[Records for this task]
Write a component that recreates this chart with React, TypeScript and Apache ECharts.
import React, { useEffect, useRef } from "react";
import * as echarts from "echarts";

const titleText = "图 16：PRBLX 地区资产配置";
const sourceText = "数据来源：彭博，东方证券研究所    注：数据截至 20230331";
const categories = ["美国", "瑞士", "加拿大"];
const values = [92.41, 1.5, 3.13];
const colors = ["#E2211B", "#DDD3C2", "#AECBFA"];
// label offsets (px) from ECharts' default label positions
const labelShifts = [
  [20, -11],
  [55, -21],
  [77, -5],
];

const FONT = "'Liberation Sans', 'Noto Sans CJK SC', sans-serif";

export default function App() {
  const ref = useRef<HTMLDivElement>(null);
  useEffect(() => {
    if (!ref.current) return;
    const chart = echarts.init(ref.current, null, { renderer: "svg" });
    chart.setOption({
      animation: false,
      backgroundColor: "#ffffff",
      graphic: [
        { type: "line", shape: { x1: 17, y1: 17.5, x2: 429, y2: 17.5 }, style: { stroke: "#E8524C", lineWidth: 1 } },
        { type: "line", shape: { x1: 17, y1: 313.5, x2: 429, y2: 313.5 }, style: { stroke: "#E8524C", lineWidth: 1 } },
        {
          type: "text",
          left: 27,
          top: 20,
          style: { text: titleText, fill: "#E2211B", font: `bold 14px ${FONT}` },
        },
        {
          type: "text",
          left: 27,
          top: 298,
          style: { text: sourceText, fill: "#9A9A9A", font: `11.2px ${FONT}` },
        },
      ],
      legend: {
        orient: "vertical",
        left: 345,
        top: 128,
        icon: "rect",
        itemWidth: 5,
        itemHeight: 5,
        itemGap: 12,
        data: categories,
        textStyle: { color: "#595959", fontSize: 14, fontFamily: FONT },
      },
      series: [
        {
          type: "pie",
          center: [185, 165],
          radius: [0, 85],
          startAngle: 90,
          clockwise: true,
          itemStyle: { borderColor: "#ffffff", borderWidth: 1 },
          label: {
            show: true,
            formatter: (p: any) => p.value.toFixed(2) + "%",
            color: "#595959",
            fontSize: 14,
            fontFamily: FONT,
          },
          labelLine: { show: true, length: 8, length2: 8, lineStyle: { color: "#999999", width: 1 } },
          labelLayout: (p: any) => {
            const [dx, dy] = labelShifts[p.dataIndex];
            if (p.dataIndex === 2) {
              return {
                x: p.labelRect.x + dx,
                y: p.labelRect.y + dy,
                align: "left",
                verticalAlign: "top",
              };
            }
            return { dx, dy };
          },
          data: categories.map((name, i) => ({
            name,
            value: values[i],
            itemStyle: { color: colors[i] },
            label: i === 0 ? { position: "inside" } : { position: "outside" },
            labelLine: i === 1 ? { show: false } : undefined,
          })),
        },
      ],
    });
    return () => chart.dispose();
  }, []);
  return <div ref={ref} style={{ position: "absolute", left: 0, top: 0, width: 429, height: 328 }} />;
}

...

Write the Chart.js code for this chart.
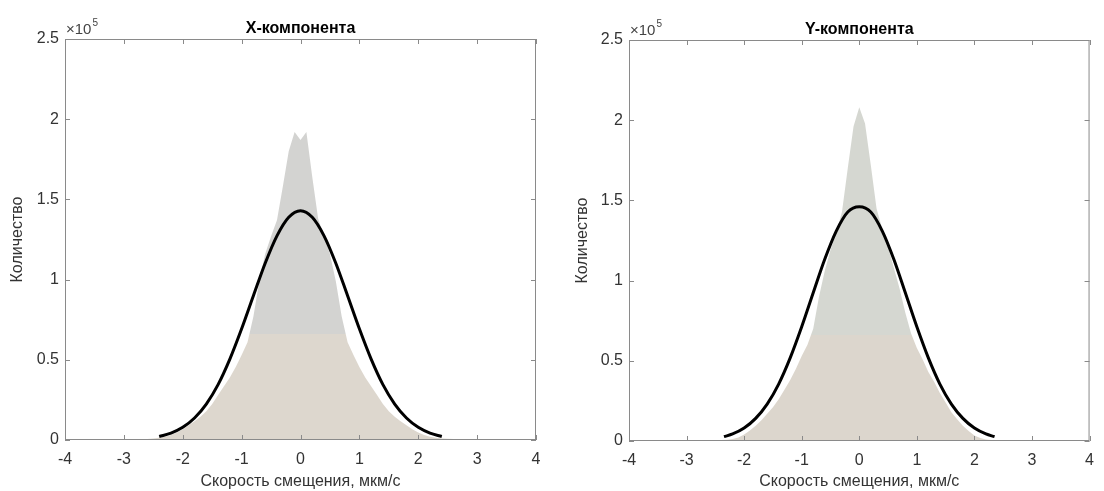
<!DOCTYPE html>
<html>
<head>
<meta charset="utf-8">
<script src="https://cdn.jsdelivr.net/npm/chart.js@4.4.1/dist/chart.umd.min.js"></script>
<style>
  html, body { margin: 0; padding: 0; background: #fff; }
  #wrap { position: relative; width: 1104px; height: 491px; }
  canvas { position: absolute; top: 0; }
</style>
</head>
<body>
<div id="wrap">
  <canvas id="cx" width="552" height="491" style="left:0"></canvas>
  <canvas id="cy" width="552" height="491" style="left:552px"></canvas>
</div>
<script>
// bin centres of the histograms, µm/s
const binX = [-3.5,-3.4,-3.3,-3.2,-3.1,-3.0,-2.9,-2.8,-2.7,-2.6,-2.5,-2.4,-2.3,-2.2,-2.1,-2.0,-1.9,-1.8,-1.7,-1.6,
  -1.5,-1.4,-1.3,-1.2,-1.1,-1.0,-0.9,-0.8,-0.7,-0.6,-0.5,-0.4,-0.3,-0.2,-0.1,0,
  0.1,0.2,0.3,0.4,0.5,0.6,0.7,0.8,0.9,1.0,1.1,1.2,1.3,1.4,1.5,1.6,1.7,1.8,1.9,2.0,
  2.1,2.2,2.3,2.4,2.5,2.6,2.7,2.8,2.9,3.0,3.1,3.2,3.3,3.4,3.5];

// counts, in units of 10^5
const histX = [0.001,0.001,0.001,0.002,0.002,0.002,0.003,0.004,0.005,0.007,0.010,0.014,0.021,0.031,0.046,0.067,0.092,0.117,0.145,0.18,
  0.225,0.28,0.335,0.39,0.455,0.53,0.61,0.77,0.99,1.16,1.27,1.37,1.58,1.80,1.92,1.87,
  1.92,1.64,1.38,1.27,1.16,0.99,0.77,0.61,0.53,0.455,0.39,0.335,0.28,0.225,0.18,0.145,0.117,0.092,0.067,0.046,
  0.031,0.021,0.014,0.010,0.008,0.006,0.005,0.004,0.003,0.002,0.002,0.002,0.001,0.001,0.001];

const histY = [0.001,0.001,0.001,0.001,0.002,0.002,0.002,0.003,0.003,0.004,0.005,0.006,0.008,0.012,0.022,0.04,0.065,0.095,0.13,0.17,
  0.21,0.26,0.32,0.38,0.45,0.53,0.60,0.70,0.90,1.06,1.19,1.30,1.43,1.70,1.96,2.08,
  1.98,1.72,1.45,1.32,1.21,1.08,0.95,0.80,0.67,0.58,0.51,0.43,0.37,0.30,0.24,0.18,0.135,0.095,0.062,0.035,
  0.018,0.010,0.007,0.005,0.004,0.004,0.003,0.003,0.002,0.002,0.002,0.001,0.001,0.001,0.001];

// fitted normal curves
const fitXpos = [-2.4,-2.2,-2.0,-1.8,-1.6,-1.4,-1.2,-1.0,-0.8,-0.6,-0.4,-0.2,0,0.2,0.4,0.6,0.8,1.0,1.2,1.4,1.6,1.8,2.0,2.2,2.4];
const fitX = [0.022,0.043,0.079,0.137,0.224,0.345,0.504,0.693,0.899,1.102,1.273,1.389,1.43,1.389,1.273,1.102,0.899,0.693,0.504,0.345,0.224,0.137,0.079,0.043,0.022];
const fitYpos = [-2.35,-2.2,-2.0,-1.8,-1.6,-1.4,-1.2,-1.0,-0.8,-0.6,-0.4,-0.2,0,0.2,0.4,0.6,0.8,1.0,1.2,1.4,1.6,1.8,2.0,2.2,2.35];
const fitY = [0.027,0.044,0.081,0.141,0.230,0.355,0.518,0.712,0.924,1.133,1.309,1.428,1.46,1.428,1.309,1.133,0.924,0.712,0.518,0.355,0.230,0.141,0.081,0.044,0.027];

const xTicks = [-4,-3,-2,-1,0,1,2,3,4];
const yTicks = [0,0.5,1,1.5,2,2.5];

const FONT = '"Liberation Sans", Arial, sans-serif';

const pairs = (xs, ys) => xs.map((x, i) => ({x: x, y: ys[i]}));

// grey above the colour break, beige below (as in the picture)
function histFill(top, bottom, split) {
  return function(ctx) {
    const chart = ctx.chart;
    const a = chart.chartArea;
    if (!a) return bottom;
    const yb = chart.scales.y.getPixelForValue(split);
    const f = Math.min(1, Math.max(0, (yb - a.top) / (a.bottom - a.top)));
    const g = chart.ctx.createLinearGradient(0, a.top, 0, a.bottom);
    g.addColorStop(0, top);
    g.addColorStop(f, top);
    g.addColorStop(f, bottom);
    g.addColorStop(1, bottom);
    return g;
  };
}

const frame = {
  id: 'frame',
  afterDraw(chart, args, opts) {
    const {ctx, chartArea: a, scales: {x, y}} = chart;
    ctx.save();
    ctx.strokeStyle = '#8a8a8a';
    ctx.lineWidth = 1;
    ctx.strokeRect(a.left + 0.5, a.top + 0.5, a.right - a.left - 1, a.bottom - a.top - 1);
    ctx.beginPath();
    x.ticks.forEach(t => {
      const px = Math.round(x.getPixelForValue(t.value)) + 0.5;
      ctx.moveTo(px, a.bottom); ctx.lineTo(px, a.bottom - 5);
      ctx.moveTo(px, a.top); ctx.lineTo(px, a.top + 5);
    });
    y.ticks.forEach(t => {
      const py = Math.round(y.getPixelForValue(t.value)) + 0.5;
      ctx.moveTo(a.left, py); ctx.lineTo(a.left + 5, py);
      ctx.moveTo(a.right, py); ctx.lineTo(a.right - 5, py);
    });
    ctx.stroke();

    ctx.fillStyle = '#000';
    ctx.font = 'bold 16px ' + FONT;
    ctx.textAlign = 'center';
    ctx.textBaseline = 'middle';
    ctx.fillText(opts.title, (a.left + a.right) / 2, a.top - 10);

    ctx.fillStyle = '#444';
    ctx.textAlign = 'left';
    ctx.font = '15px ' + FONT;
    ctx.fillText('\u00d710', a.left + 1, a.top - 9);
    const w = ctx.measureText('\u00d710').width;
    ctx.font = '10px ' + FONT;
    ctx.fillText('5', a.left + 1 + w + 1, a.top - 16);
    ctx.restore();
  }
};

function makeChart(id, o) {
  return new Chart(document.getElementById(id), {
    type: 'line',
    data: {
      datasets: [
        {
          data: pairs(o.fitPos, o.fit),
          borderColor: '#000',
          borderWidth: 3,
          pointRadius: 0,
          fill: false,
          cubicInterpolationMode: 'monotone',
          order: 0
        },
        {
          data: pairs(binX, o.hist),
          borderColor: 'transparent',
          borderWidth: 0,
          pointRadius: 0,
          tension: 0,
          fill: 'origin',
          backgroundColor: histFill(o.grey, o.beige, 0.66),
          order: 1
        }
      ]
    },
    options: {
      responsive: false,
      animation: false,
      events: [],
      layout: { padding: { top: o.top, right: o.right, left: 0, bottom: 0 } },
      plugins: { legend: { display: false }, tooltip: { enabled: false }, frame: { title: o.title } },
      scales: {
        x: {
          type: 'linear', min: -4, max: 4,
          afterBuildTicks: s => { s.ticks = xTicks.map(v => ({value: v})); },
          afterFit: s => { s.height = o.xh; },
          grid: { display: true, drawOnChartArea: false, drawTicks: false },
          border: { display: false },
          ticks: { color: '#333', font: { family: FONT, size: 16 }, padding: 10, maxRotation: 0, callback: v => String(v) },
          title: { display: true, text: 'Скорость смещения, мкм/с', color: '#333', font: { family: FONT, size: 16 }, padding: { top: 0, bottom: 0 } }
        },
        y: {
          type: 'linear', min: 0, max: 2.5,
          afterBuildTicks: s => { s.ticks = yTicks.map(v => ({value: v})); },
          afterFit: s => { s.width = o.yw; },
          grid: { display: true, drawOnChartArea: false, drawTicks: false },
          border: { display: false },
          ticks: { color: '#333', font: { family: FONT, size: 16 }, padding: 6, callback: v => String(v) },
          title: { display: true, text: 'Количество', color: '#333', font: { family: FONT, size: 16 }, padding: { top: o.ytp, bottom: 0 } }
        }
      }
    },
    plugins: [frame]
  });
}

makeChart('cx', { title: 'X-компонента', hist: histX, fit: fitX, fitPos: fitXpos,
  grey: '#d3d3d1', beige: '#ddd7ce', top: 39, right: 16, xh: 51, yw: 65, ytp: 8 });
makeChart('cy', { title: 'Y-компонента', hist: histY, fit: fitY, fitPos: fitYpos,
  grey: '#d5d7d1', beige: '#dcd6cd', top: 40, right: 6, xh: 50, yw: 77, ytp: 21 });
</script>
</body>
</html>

[Exercise] Both the line with "Write the Chart.js code for this chart." and the line with "2.1,2.2,2.3,2.4,2.5,2.6,2.7,2.8,2.9,3.0,3.1,3.2,3.3,3.4,3.5];" are included: reproduce them and every line between, exactly, with pictures omitted.

[Result]
Write the Chart.js code for this chart.
<!DOCTYPE html>
<html>
<head>
<meta charset="utf-8">
<script src="https://cdn.jsdelivr.net/npm/chart.js@4.4.1/dist/chart.umd.min.js"></script>
<style>
  html, body { margin: 0; padding: 0; background: #fff; }
  #wrap { position: relative; width: 1104px; height: 491px; }
  canvas { position: absolute; top: 0; }
</style>
</head>
<body>
<div id="wrap">
  <canvas id="cx" width="552" height="491" style="left:0"></canvas>
  <canvas id="cy" width="552" height="491" style="left:552px"></canvas>
</div>
<script>
// bin centres of the histograms, µm/s
const binX = [-3.5,-3.4,-3.3,-3.2,-3.1,-3.0,-2.9,-2.8,-2.7,-2.6,-2.5,-2.4,-2.3,-2.2,-2.1,-2.0,-1.9,-1.8,-1.7,-1.6,
  -1.5,-1.4,-1.3,-1.2,-1.1,-1.0,-0.9,-0.8,-0.7,-0.6,-0.5,-0.4,-0.3,-0.2,-0.1,0,
  0.1,0.2,0.3,0.4,0.5,0.6,0.7,0.8,0.9,1.0,1.1,1.2,1.3,1.4,1.5,1.6,1.7,1.8,1.9,2.0,
  2.1,2.2,2.3,2.4,2.5,2.6,2.7,2.8,2.9,3.0,3.1,3.2,3.3,3.4,3.5];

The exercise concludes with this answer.